Twice, the world experienced successively more terrible global wars - and twice the efforts to bring unrestrained national rivalries under the civilized rules of an international community failed. The League of Nations was impotent from the beginning. The "success" of the United Nations can be measured, cynically but accurately, by its total ineffectualness in contributing anything toward a Mideast settlement. Not even the foolish say anything about "taking it to the U.N." these days.

That leaves everything back where it was - in the realm of big power politics. Hope for true resolution of the Mideast problems lies, in part at least, in the good efforts of Jimmy Carter and his government. Everyone holds a stake in that effort. The best news about this latest meeting is, simply, that the effort is being made, seriously and quietly.

When dissent against the Vietnam war was beginning to rise, Sen. J. W. Fulbright gave a memorable speech in Sweden. Ostensibly it was on education, but really about lessons to be learned among nations.

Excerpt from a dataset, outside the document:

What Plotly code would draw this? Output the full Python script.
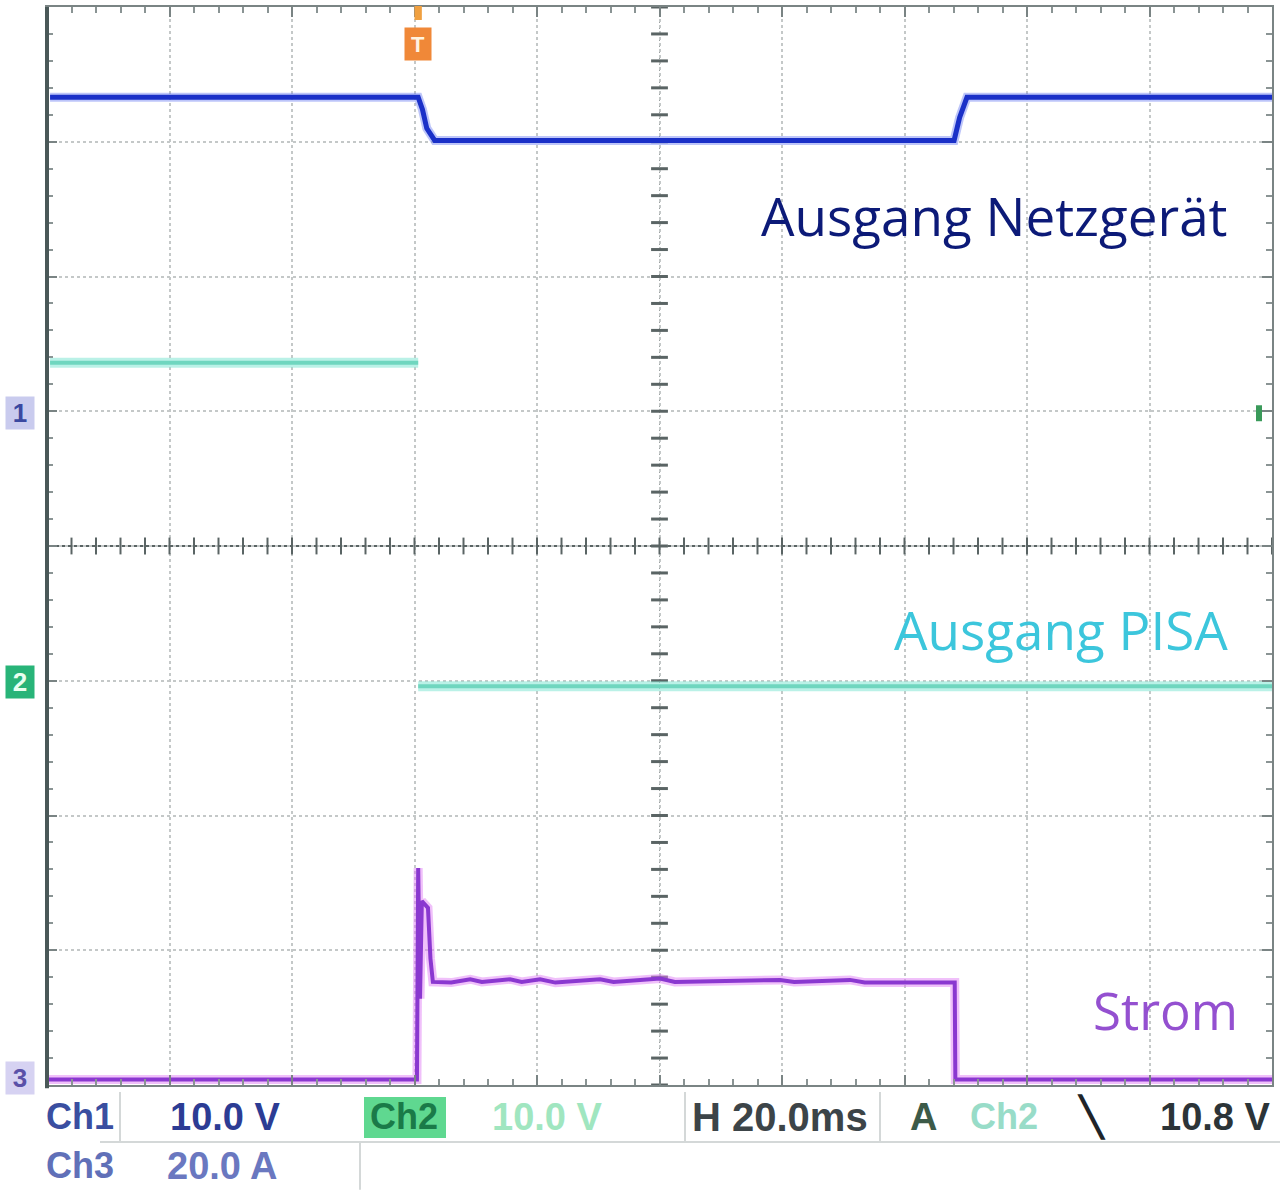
import numpy as np
import plotly.graph_objects as go

TIME_PER_DIV_MS = 20          # H 20.0 ms
CH1_V_PER_DIV = 10.0          # Ch1 10.0 V
CH2_V_PER_DIV = 10.0          # Ch2 10.0 V
CH3_A_PER_DIV = 20.0          # Ch3 20.0 A
CH1_OFFSET_DIV = 1.0          # ground marker "1"
CH2_OFFSET_DIV = -1.0         # ground marker "2"
CH3_OFFSET_DIV = -3.96        # ground marker "3"
TRIGGER_MS = 60.6

# Ch1: Ausgang Netzgerät (V)
ch1_t = [0.5, 60.6, 61.3, 62.0, 63.3, 148.1, 149.0, 150.2, 200.0]
ch1_v = [23.3, 23.3, 22.4, 21.0, 20.1, 20.1, 21.8, 23.3, 23.3]

# Ch2: Ausgang PISA (V)
ch2_t_on = [0.5, 60.6]
ch2_v_on = [23.6, 23.6]
ch2_t_off = [60.6, 200.0]
ch2_v_off = [-0.4, -0.4]

# Ch3: Strom (A)
ch3_t = [0.0, 60.4, 60.6, 60.9, 61.2, 62.2, 62.6, 63.0, 66.0, 69.1, 71.0,
         75.6, 77.5, 80.5, 83.0, 90.3, 92.5, 100.1, 102.5, 119.7, 122.0,
         131.1, 133.5, 148.2, 148.3, 200.0]
ch3_i = [0.0, 0.0, 31.4, 12.0, 26.5, 25.5, 18.0, 14.5, 14.4, 14.9, 14.5,
         14.9, 14.5, 14.9, 14.4, 14.9, 14.5, 15.0, 14.5, 14.8, 14.5,
         14.8, 14.4, 14.4, 0.0, 0.0]

labels = {"ch1": "Ausgang Netzgerät", "ch2": "Ausgang PISA", "ch3": "Strom"}

# ---------------- helpers ----------------
def ch1_div(v): return [CH1_OFFSET_DIV + x / CH1_V_PER_DIV for x in v]
def ch2_div(v): return [CH2_OFFSET_DIV + x / CH2_V_PER_DIV for x in v]
def ch3_div(v): return [CH3_OFFSET_DIV + x / CH3_A_PER_DIV for x in v]

L, R, T, B = 47, 8, 5, 105
W, H = 1280, 1190
PW, PH = W - L - R, H - T - B
def px(p): return (p - L) / PW
def py(p): return (H - B - p) / PH

fig = go.Figure()

# centre-axis tick marks
fig.add_trace(go.Scatter(x=np.arange(0, 200.01, TIME_PER_DIV_MS / 5), y=[0] * 51,
                         mode="markers", hoverinfo="skip",
                         marker=dict(symbol="line-ns", size=12,
                                     line=dict(color="#5a6464", width=2))))
fig.add_trace(go.Scatter(x=[100] * 41, y=np.arange(-4, 4.01, 0.2),
                         mode="markers", hoverinfo="skip",
                         marker=dict(symbol="line-ew", size=12,
                                     line=dict(color="#5a6464", width=3))))

def trace(t, y, glow, core, gw=10, cw=4):
    fig.add_trace(go.Scatter(x=t, y=y, mode="lines", hoverinfo="skip",
                             line=dict(color=glow, width=gw)))
    fig.add_trace(go.Scatter(x=t, y=y, mode="lines", hoverinfo="skip",
                             line=dict(color=core, width=cw)))

trace(ch2_t_on, ch2_div(ch2_v_on), "rgba(140,232,215,0.6)", "#6fd6bf")
trace(ch2_t_off, ch2_div(ch2_v_off), "rgba(140,232,215,0.6)", "#6fd6bf")
trace(ch1_t, ch1_div(ch1_v), "rgba(90,110,240,0.40)", "#1a30c8", 9, 5)
trace(ch3_t, ch3_div(ch3_i), "rgba(225,130,245,0.50)", "#8a38d0", 9, 4)

# ---------------- text labels ----------------
fig.add_annotation(x=193.2, y=2.45, text=labels["ch1"], showarrow=False,
                   xanchor="right", yanchor="middle",
                   font=dict(family="Open Sans", size=53, color="#0c1a78"))
fig.add_annotation(x=193.2, y=-0.62, text=labels["ch2"], showarrow=False,
                   xanchor="right", yanchor="middle",
                   font=dict(family="Open Sans", size=53, color="#3cc6dc"))
fig.add_annotation(x=194.8, y=-3.44, text=labels["ch3"], showarrow=False,
                   xanchor="right", yanchor="middle",
                   font=dict(family="Open Sans", size=51, color="#9450d0"))

# channel ground markers
for txt, ycent, bg, fc in [("1", 412, "#c9cbee", "#3a48a0"),
                           ("2", 681, "#28b478", "#e8fff0"),
                           ("3", 1078, "#d6d2f2", "#5a50a8")]:
    fig.add_annotation(x=px(20), y=py(ycent), xref="paper", yref="paper",
                       xanchor="center", yanchor="middle",
                       text="<b>%s</b>" % txt, showarrow=False, bgcolor=bg,
                       font=dict(family="Liberation Sans", size=26, color=fc),
                       width=26, height=30)

# trigger position marker
fig.add_annotation(x=TRIGGER_MS, y=py(42), yref="paper", text="<b>T</b>",
                   xanchor="center", yanchor="middle",
                   showarrow=False, bgcolor="#f08838",
                   font=dict(family="Liberation Sans", size=22, color="#fff3e0"),
                   width=24, height=30)
fig.add_shape(type="rect", xref="x", yref="paper", x0=TRIGGER_MS - 0.6,
              x1=TRIGGER_MS + 0.6, y0=py(18), y1=py(4),
              fillcolor="#f0a040", line_width=0)
# trigger level marker at right edge
fig.add_shape(type="rect", xref="paper", yref="paper", x0=px(1256), x1=px(1262),
              y0=py(420), y1=py(404), fillcolor="#3a9a5a", line_width=0)

# left frame edge
fig.add_shape(type="line", xref="paper", yref="paper", x0=0, x1=0,
              y0=-0.003, y1=1, line=dict(color="#4a5858", width=4))
# centre axes lines
fig.add_shape(type="line", x0=0, x1=200, y0=0, y1=0,
              line=dict(color="#5a6464", width=2), layer="below")
fig.add_shape(type="line", x0=100, x1=100, y0=-4, y1=4,
              line=dict(color="#9aa0a0", width=1, dash="dot"), layer="below")

# ---------------- status bar ----------------
sb_font = "Liberation Sans"
def sb(text, xl, ycent, color, size=38, bg=None):
    fig.add_annotation(x=px(xl), y=py(ycent), xref="paper", yref="paper",
                       text="<b>%s</b>" % text, showarrow=False,
                       xanchor="left", yanchor="middle", bgcolor=bg,
                       font=dict(family=sb_font, size=size, color=color))

for (x0, y0, x1, y1) in [(100, 1142, 880, 1142), (360, 1142, 360, 1190),
                         (120, 1092, 120, 1142), (880, 1092, 880, 1142),
                         (880, 1142, 1280, 1142), (685, 1092, 685, 1142)]:
    fig.add_shape(type="line", xref="paper", yref="paper", x0=px(x0), x1=px(x1),
                  y0=py(y0), y1=py(y1), line=dict(color="#d4d8d8", width=2))

sb("Ch1", 44, 1117, "#3a4ea0", 36)
sb("10.0 V", 168, 1117, "#2c3c94")
sb("Ch3", 44, 1166, "#6070b8", 36)
sb("20.0 A", 165, 1166, "#6a78c0")
fig.add_shape(type="rect", xref="paper", yref="paper", x0=px(364), x1=px(446),
              y0=py(1138), y1=py(1097), fillcolor="#5fd890", line_width=0)
sb("Ch2", 368, 1117, "#1a7a48", 36)
sb("10.0 V", 490, 1117, "#a0e6c0")
sb("H 20.0ms", 690, 1117, "#3c4448", 40)
sb("A", 908, 1117, "#3c5a48")
sb("Ch2", 968, 1117, "#98dcc8", 36)
sb("\u2572", 1075, 1117, "#202428")
sb("10.8 V", 1158, 1117, "#2c3438")

# ---------------- layout ----------------
axis_common = dict(showgrid=True, gridcolor="#c4c8c8", griddash="dot",
                   gridwidth=2, zeroline=False, showticklabels=False,
                   showline=True, linecolor="#7a8484", linewidth=2,
                   mirror="allticks", ticks="inside", ticklen=10,
                   tickcolor="#7a8484", tickwidth=2, fixedrange=True)
fig.update_xaxes(range=[0, 200], dtick=TIME_PER_DIV_MS, **axis_common,
                 minor=dict(dtick=TIME_PER_DIV_MS / 5, ticks="inside",
                            ticklen=6, tickcolor="#8a9494", showgrid=False))
fig.update_yaxes(range=[-4, 4], dtick=1, **axis_common,
                 minor=dict(dtick=0.2, ticks="inside", ticklen=6,
                            tickcolor="#8a9494", showgrid=False))
fig.update_layout(width=W, height=H, autosize=False,
                  margin=dict(l=L, r=R, t=T, b=B),
                  paper_bgcolor="white", plot_bgcolor="white",
                  showlegend=False, hovermode=False)

fig.write_html("out.html", config={"displayModeBar": False},
               post_script="document.body.style.margin='0';")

"The hope contained in education is a simple hope for man," he said, "a hope that is held not because man is thought to be basically good as the 18th Century philosophers thought he was, nor because he is thought to be capable of heaven as theologians believed, but simply because he is man, neither inherently virtuous nor inherently wicked, predestined so far as we know neither to heaven nor to hell . . . In the field of international relations the purpose of education is the civilizing and humanizing of relations between nations in ways that are within the limits of human capacity. The question above all others that must concern us is whether that capacity is great enough to meet the needs and to overcome the dangers of our times."

That question remains the pertinent one today at Camp David, and continues to be unanswered.